I have been in Seoul, Korea quite a bit these past few years working with Korea Telecom, LG and SK.
Snapshot 2008-07-09 08-14-02
Seoul has a metropolitan area population of more than 22 million people and is the second most populated metro area in the world and second to none in terms of modern technology.

Seoul is home to some of the biggest telecommunications and technology companies in the world, including SK Telecom, KT Corporation, Samsung and LG. If you’re looking for the latest and greatest cell phone or miniature wifi gadget, Seoul should be your first stop.

When it comes to broadband penetration, South Korea is the world leader with an 83 percent penetration rate. This is in part due to the full-blown broadband revolution that has been taking place in Seoul for the past 8 years.

Seoul is full of Internet cafés, wireless hotspots and gaming areas (called “pc baangs”) making it the ideal city to use the Internet on the go. In most areas, a pc baang can be found on every corner. How’s that for service?
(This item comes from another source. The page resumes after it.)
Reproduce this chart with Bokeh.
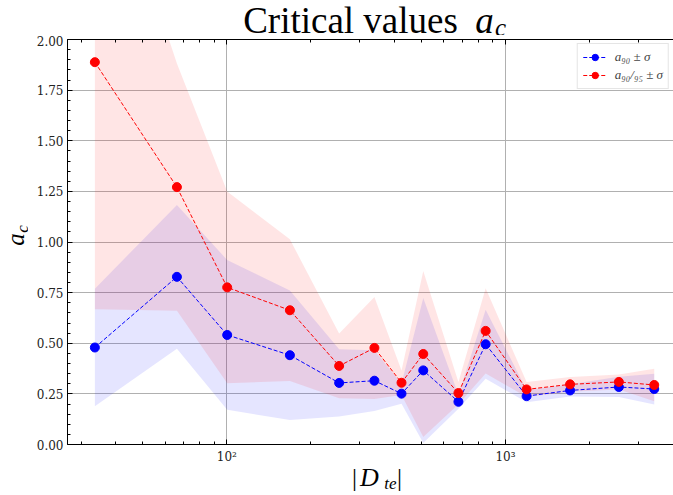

Koreans have a fascination with PC gaming unlike any other country in the world. In South Korea, there are multiple television channels dedicated solely to broadcasting the day’s video game events. Talented video game players are treated like celebrities similar to famous basketball players in the United States.

At the center of all of the gaming is Seoul, which has played an important part in expanding Internet usage throughout all of South Korea.

Internet access in Seoul is extremely cheap, averaging around $20 per month for a 10Mpbs connection — that’s more than 4 times as fast and half the price of the average broadband connection in the United States.

Some areas of Seoul boast commercial Internet speeds of more than 100Mbps for merely $30 per month. With speeds that fast it would only take you 5 minutes to download a two-hour high definition movie.

Seoul’s current expansion plans include a $439 million project to add wireless Internet access to the subway trains. “The plan would be to create a wifi network, and then charge roughly $20 per month for access.”

With such a huge broadband presence and a dedication to offering cheap, fast Internet solutions, Seoul is the definition of wired.


2 thoughts on “Korea is Wired

  1. I like Korea not because of their IT technology.  I like to visit the remote areas or the areas with folk people.  I don’t like going shopping or spending time using their technology.  I like their food, the way they treat tourists.

  2. When I was in Boracay, Philippines’ pride for an island-paradise, I met a lot of Koreans. They were windsurfers and they blended naturally with the sea. They told me they windsurf back home, but that it was different in Boracay.